Every scenario records steady-state metrics — cold-start measurements are explicitly excluded by a warm-up precondition. Pass criteria use the methods in `_docs/00_problem/input_data/expected_results/results_report.md` (referenced by row id).
---
## Latency
### NFT-PERF-L1: Tier-1 per-frame end-to-end latency ≤ 100 ms
**Summary**: Per-frame end-to-end latency through the Tier-1 contract (frame in → normalised-box record out) ≤ 100 ms at 1280 px input.
**Traces to**: AC `Latency — Primitive (Tier 1) object detection / L1`.
**Tier**: HW (representative Jetson Orin Nano Super) OR benchmarked replay (the only way to satisfy the project-level Acceptance Gate).
**Metric**: per-frame wall-clock from RTSP frame-receive timestamp to normalised-box emission timestamp.
**Preconditions**:
- Warm-up: 100 frames played before measurement starts (TensorRT engine warm, autopilot's frame pipeline in steady state).
- Single 1280 px frame replayed via `rtsp-loopback`; the live Tier-1 service is colocated on the same Jetson.

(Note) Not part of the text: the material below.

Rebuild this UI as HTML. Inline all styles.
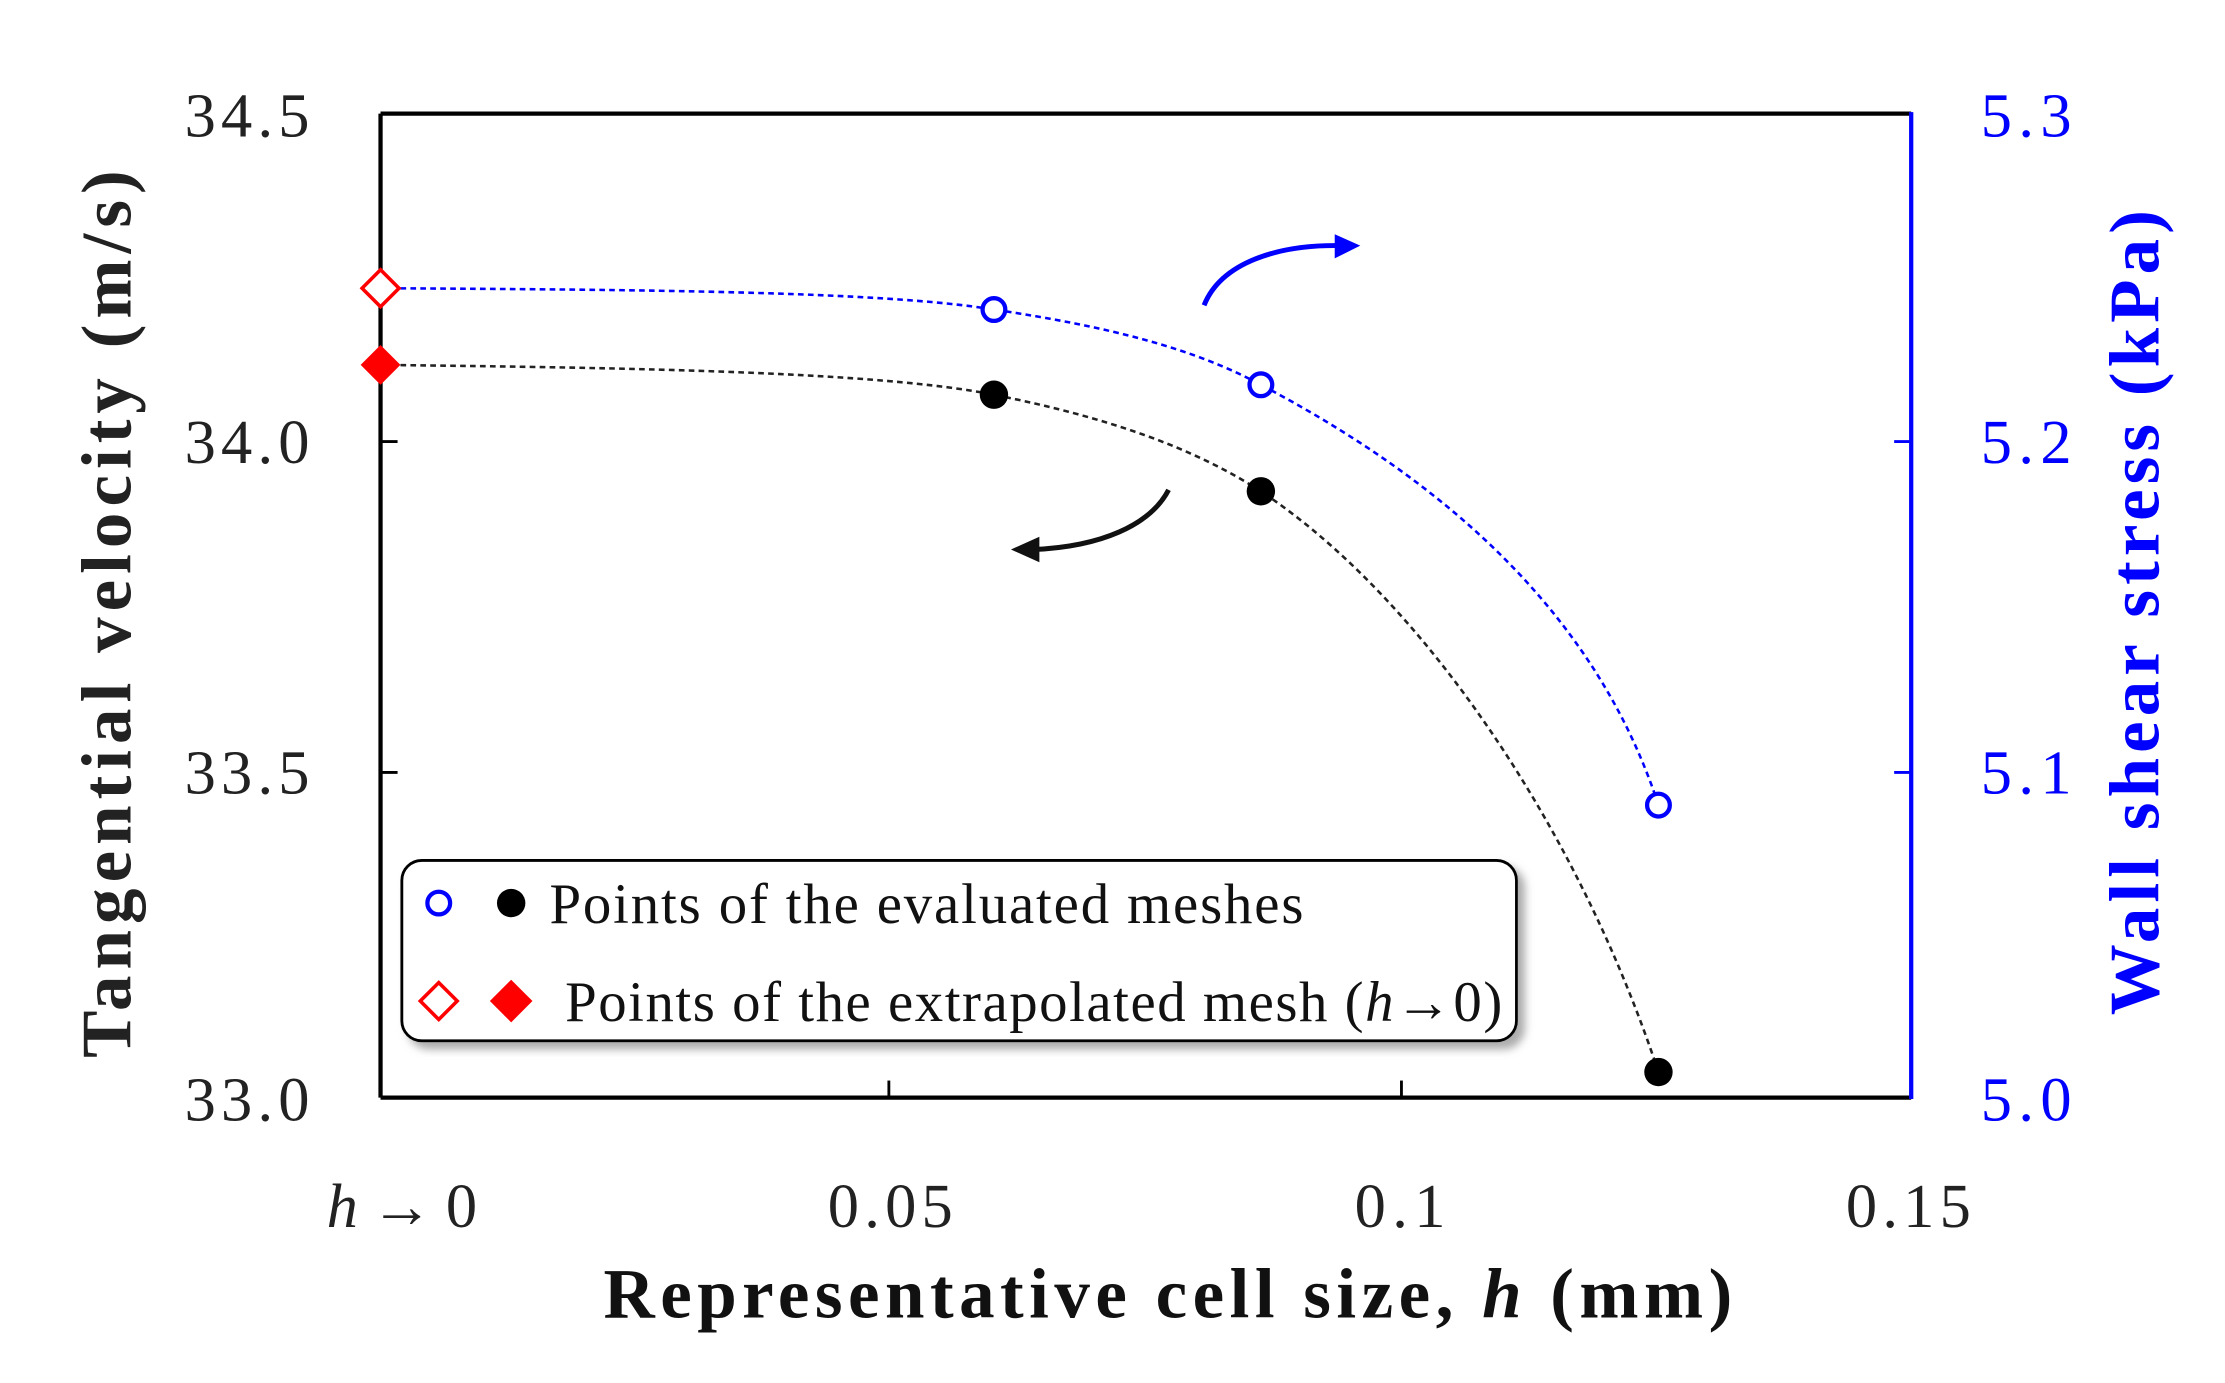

| Step | Consumer Action | Measurement |
|---|---|---|
| 1 | Play `fixtures/images/4d6e1830d211ad50.jpg` as a 60 s loop at 30 fps | record per-frame (frame_receive_ts, normalised_box_emit_ts); compute Δms |
| 2 | Aggregate over the measurement window | report p50, p95, p99, max |
**Pass criteria**: `p95 ≤ 100 ms` AND `max ≤ 150 ms` (max gives a soft headroom; AC enforces the p95 line).

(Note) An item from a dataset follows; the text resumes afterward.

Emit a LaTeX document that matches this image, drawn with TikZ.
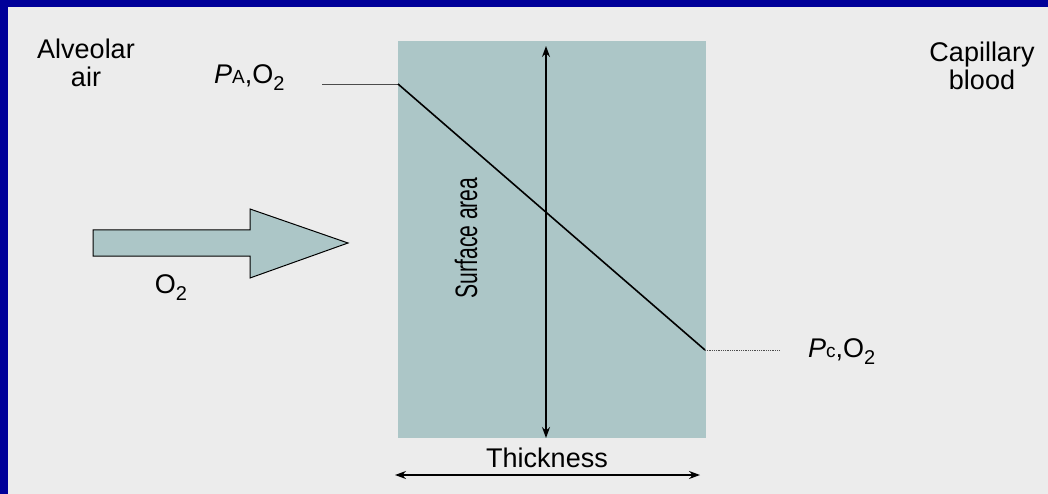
\documentclass[tikz,border=0pt]{standalone}
\usepackage{fontspec}
\setmainfont{Liberation Sans}
\usetikzlibrary{arrows.meta}
\definecolor{frameblue}{RGB}{0,0,153}
\definecolor{bggray}{RGB}{236,236,236}
\definecolor{membrane}{RGB}{172,198,199}
\tikzset{
  lbl/.style={inner sep=0pt, font=\fontsize{27}{28}\selectfont, align=center},
  thinline/.style={draw=black!70, line width=0.8pt},
  dimarrow/.style={draw=black, line width=1.4pt, {Stealth[length=11pt,width=8pt]}-{Stealth[length=11pt,width=8pt]}},
}
\newcommand{\subtwo}{\raisebox{-7pt}{\fontsize{20}{20}\selectfont 2}}
\begin{document}
\begin{tikzpicture}[x=1pt,y=-1pt]
\useasboundingbox (0,0) rectangle (1048,494);
\fill[frameblue] (0,0) rectangle (1048,494);
\fill[bggray] (8,7) rectangle (1048,494);
% membrane
\node[draw=none, fill=membrane, minimum width=308pt, minimum height=397pt, inner sep=0pt, anchor=north west] (mem) at (398,41) {};
% partial pressure lines
\coordinate (pa) at (398,84);
\coordinate (pc) at (705,350);
\coordinate (paend) at (322,84);
\coordinate (pcend) at (780,350);
\draw[thinline] (paend) -- (pa);
\draw[thinline, densely dotted] (pc) -- (pcend);
\draw[black, line width=1.6pt] (pa) -- (pc);
% surface area arrow
\coordinate (satop) at (546,46);
\coordinate (sabot) at (546,438);
\draw[dimarrow] (sabot) -- (satop);
\node[lbl, rotate=90] (sa) at (466,238) {\scalebox{0.68}[1]{\fontsize{31}{34}\selectfont Surface area}};
% thickness
\node[lbl] (thick) at (547,458) {Thickness};
\coordinate (thl) at (395,475);
\coordinate (thr) at (700,475);
\draw[dimarrow, line width=1.2pt] (thl) -- (thr);
% labels
\node[lbl] (alv) at (86,63) {Alveolar\\air};
\node[lbl] (cap) at (982,66) {Capillary\\blood};
\node[lbl, anchor=west] (paO2) at (214,78) {{\itshape P}{\fontsize{19}{19}\selectfont A},O\subtwo};
\node[lbl, anchor=west] (pcO2) at (808,352) {{\itshape P}{\fontsize{19}{19}\selectfont c},O\subtwo};
% big O2 arrow
\draw[black, line width=1pt, fill=membrane] (93,230) -- (250,230) -- (250,209) -- (348,243) -- (250,278) -- (250,256) -- (93,256) -- cycle;
\node[lbl] (o2) at (171,288) {O\subtwo};
\end{tikzpicture}
\end{document}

**Duration**: 60 s after warm-up.
**Test status**: READY (fixture present); Tier requires HW for the release gate.
---
### NFT-PERF-L2: Tier-2 per-ROI semantic confirmation ≤ 200 ms
**Summary**: Per-ROI latency through Tier-2 semantic confirmation ≤ 200 ms.
**Traces to**: AC `Latency — Semantic confirmation (Tier 2) / L2`.
**Tier**: HW + Tier-B (inline ROI crop generation).
**Metric**: per-ROI wall-clock from ROI submitted to Tier-2 to Tier-2 emits semantic confirmation.
**Preconditions**:
- Warm-up: 50 ROIs processed before measurement.
- Test runner derives a ~640×640 ROI inline from `fixtures/images/4d6e1830d211ad50.jpg` and injects it directly into the SUT's Tier-2 entry (via a test-only ROI submission API exposed in test builds).
| Step | Consumer Action | Measurement |
|---|---|---|
| 1 | Submit 1000 ROIs at 5 Hz | per-ROI Δms |
| 2 | Aggregate | p50, p95, p99 |
**Pass criteria**: `p95 ≤ 200 ms`.
**Duration**: 200 s.
**Test status**: READY.
---
### NFT-PERF-L3: Tier-3 deep-analysis ≤ 5 s per ROI
**Summary**: Per-ROI deep-analysis (Tier-3 / VLM, when enabled) ≤ 5 s.
**Traces to**: AC `Latency — Deep semantic confirmation (Tier 3 / VLM, when enabled) / L3`.
**Tier**: HW + Tier-B (vlm-mock).
**Metric**: per-ROI wall-clock from SUT issuing a Tier-3 IPC call to VLM response received and schema-validated.
**Preconditions**:
- Warm-up: 5 Tier-3 calls.
- `vlm-mock` configured to respond from `vlm-io-pairs` fixture; Tier-3 enabled via SUT config.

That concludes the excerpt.